> **WHAT IS REQUIRED**: Below are records. Copy every line with "this" in it.

## START ENTRIES SUPPLIED

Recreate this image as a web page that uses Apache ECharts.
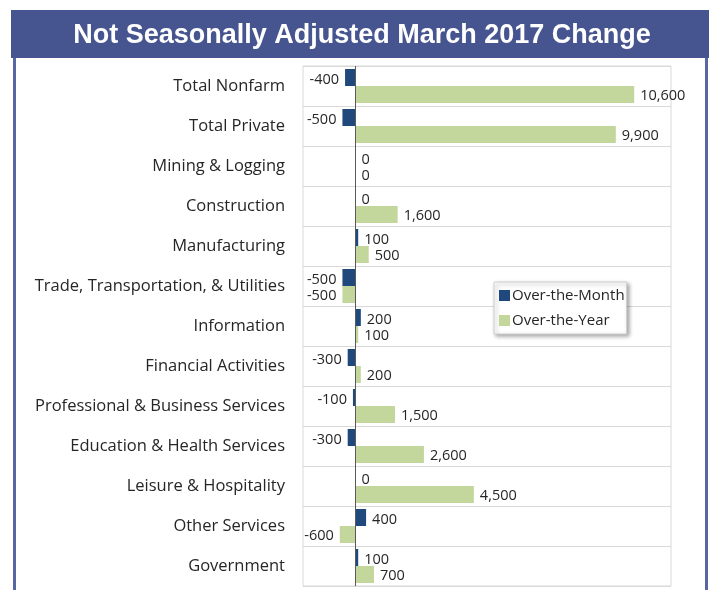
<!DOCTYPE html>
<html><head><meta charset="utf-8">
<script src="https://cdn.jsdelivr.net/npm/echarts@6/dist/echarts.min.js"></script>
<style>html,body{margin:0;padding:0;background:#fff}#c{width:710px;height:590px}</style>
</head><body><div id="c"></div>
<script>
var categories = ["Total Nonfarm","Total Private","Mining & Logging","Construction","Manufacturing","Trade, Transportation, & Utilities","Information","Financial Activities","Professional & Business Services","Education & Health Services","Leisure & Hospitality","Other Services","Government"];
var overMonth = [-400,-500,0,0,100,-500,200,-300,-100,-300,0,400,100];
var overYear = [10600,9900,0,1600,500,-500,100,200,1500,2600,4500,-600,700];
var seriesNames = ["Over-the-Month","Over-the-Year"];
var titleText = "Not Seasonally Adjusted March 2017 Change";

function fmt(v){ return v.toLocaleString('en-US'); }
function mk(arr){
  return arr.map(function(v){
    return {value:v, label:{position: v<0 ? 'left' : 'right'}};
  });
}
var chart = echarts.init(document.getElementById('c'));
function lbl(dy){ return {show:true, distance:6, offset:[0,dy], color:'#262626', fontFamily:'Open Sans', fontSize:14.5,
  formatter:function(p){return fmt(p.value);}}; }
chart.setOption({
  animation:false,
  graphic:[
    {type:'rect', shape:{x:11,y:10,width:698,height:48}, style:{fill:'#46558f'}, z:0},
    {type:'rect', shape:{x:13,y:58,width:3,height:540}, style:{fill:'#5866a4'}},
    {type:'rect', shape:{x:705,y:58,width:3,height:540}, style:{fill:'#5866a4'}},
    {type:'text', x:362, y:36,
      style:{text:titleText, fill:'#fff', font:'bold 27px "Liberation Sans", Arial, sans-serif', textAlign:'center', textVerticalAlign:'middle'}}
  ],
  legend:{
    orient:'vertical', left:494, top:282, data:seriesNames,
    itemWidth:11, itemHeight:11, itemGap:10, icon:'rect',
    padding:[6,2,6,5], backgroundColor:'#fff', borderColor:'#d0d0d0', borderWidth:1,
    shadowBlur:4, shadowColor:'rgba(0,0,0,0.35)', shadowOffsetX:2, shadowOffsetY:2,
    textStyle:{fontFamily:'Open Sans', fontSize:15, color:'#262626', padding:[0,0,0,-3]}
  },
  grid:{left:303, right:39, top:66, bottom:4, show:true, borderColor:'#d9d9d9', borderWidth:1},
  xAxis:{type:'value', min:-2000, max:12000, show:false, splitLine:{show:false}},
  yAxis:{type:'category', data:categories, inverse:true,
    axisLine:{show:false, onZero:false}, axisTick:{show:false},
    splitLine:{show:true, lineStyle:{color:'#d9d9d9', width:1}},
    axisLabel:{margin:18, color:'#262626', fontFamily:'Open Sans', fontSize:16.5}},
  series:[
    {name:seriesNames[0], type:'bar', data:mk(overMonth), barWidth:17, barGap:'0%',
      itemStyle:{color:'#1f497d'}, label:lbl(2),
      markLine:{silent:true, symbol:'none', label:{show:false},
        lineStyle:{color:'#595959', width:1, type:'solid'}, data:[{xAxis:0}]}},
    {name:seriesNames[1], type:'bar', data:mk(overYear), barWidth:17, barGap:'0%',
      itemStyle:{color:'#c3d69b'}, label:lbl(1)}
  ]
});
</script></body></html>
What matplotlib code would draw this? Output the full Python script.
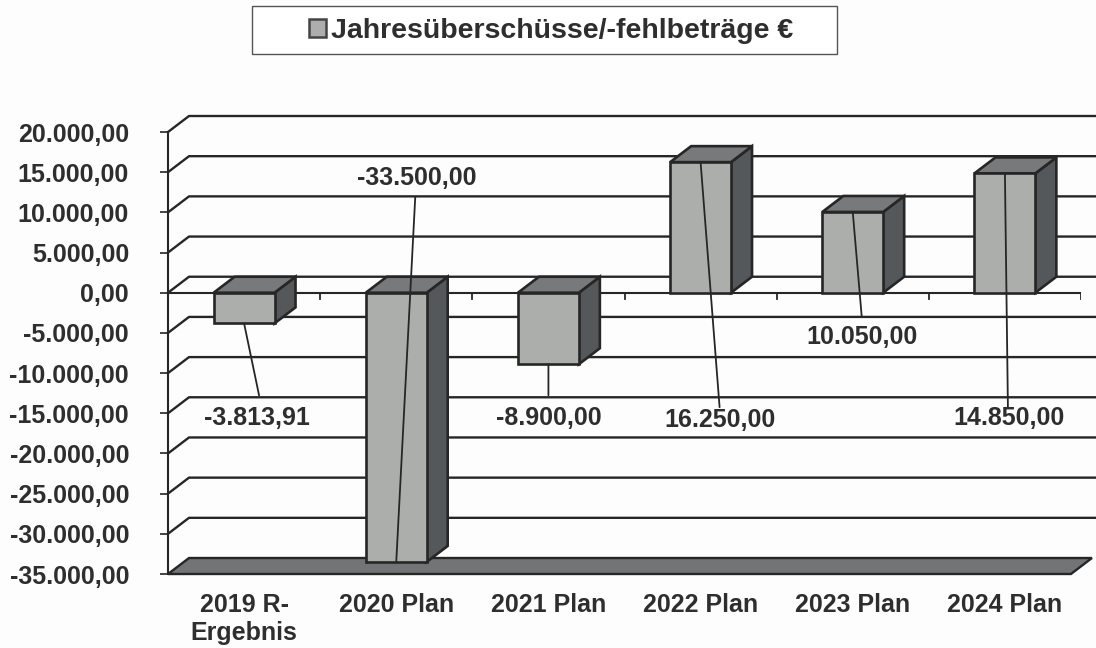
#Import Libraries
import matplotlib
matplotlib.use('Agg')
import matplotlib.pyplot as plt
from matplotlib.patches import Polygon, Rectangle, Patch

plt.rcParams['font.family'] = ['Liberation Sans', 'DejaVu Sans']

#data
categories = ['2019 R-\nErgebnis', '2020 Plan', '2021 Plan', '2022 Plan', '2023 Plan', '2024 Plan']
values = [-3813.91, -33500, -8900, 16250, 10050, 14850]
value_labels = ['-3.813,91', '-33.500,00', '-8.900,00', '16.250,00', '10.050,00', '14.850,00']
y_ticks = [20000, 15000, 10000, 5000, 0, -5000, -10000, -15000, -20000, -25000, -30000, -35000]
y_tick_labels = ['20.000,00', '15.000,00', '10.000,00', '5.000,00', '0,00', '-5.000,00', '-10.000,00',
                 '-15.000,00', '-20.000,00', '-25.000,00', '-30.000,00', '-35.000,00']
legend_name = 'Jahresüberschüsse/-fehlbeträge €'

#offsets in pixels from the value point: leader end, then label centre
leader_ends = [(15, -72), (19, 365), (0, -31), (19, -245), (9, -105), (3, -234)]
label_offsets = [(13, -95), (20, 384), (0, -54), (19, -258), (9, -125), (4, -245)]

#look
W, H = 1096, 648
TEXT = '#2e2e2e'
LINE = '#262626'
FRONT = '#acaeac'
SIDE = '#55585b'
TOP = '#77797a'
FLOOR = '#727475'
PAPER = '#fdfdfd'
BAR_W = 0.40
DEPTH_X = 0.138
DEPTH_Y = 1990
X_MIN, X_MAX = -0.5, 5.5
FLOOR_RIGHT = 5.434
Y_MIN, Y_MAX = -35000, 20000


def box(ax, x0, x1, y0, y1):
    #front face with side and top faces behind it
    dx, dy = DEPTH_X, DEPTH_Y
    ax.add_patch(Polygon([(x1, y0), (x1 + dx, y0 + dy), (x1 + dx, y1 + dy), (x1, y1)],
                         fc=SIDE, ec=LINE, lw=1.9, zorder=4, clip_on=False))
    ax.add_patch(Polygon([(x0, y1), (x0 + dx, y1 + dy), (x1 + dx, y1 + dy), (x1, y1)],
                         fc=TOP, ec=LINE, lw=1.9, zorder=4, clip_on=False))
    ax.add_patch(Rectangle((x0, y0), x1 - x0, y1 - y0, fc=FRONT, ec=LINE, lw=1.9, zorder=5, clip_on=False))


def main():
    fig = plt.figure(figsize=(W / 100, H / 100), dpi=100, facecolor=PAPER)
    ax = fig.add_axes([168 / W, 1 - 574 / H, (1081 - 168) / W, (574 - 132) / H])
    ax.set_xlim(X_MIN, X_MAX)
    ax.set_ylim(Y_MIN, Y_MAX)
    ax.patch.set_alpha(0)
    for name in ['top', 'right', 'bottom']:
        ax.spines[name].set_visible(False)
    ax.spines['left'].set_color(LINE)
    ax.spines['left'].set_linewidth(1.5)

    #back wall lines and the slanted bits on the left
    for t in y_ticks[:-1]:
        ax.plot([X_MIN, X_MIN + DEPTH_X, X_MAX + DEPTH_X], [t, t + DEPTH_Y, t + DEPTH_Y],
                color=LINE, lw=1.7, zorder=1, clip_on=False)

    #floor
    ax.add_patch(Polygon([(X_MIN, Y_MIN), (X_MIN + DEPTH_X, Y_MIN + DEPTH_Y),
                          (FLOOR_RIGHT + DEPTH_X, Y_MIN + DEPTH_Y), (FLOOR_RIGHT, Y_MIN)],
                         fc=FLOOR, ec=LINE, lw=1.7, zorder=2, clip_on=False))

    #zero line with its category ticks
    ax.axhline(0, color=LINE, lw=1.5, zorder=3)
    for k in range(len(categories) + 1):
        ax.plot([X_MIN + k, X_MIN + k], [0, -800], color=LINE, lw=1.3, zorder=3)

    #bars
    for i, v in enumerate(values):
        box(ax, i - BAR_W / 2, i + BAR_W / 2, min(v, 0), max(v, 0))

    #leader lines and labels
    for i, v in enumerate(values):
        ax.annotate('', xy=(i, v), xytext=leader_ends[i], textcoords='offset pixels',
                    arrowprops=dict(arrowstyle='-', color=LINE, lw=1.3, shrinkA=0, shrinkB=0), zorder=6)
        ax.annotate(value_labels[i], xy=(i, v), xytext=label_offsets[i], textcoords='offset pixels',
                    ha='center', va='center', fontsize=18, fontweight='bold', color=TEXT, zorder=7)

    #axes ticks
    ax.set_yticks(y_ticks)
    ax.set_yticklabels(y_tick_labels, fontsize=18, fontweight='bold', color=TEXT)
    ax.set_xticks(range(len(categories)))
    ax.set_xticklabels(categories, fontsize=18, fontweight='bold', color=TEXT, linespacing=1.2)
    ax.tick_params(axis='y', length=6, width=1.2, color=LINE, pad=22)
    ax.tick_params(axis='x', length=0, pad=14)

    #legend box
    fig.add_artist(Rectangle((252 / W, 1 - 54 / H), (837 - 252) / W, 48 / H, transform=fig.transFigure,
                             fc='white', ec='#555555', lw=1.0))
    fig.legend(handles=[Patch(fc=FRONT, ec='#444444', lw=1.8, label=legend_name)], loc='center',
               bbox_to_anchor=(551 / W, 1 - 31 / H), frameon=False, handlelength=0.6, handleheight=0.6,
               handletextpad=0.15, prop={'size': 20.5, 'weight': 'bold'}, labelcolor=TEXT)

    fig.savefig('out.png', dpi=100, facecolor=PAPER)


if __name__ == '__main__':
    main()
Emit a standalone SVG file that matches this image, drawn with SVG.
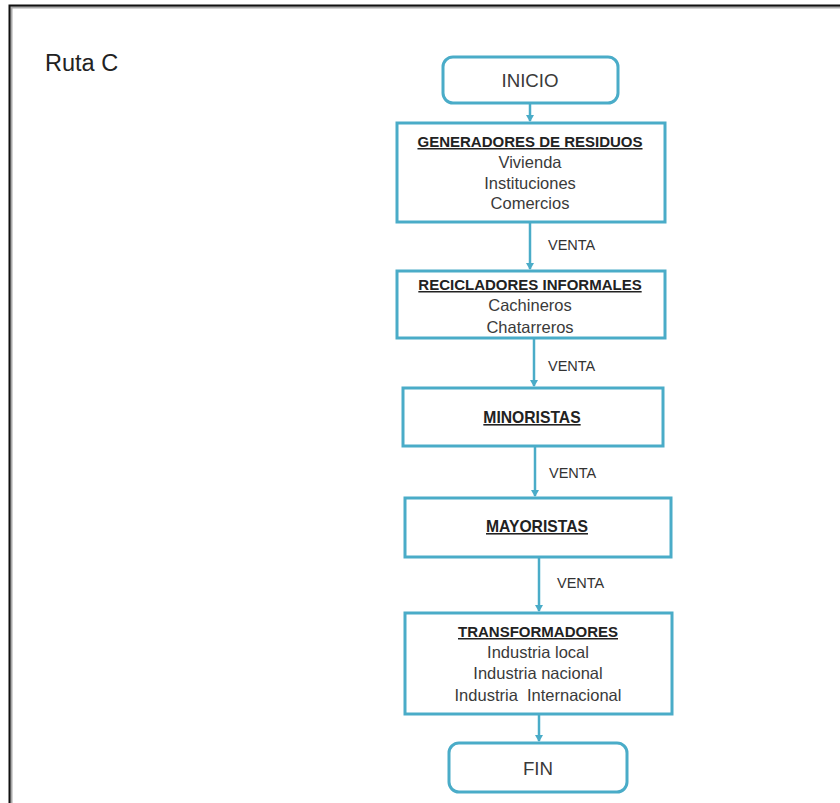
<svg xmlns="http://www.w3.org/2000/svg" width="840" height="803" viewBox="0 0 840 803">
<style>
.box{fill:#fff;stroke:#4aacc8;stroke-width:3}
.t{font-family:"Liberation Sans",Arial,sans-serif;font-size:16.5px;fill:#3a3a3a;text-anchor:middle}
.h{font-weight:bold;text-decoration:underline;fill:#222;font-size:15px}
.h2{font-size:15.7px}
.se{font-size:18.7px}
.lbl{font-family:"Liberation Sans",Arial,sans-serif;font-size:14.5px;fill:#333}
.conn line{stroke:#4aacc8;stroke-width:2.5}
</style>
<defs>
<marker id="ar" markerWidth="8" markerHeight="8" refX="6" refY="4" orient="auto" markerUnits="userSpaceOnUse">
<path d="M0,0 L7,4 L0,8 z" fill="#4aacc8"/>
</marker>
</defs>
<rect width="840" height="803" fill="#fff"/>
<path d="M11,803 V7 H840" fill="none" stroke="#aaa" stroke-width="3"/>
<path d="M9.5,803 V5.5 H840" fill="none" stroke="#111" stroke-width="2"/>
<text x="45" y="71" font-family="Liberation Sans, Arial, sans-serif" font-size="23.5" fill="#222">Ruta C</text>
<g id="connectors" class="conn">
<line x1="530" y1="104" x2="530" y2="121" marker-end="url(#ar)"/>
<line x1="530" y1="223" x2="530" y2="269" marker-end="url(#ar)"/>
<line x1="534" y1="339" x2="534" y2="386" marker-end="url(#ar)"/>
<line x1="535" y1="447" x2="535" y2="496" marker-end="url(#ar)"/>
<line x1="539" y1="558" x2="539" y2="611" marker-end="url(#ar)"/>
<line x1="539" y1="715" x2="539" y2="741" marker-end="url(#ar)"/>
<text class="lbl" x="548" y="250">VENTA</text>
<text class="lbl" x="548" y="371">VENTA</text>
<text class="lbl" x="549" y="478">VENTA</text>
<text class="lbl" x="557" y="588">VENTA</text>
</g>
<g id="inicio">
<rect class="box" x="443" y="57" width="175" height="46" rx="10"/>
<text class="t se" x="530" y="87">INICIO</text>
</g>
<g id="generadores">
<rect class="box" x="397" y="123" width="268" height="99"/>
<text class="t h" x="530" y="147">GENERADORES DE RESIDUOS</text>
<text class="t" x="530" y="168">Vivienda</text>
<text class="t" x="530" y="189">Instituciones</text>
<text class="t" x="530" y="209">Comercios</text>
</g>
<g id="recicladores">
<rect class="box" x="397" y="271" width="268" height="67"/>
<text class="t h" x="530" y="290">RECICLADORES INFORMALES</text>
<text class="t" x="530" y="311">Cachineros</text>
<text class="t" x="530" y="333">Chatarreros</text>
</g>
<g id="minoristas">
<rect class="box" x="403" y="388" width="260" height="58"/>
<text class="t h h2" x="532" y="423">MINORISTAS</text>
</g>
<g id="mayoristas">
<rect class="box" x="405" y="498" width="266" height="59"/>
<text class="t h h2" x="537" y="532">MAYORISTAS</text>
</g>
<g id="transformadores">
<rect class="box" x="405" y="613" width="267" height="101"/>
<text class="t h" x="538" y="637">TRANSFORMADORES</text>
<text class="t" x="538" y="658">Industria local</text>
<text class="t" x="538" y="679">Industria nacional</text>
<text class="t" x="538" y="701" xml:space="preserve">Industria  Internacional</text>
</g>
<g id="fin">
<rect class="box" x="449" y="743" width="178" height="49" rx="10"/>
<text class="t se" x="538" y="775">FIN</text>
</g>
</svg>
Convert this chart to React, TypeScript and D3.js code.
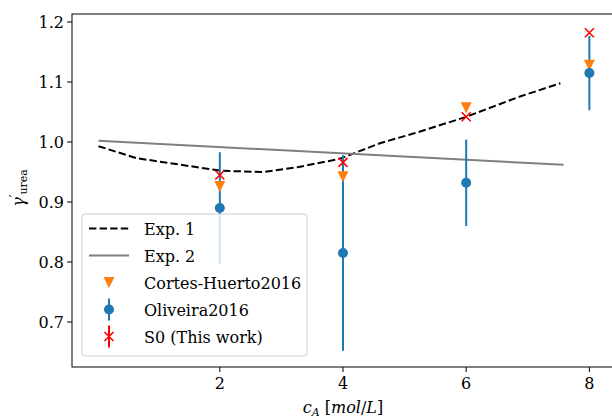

## END ENTRIES SUPPLIED

> **OUTPUT OF THE EXERCISE**:
Recreate this image as a web page that uses Apache ECharts.
What matplotlib code would draw this? Output the full Python script.
Emit a standalone SVG file that matches this image, drawn with SVG.
Convert this chart to React, TypeScript and D3.js code.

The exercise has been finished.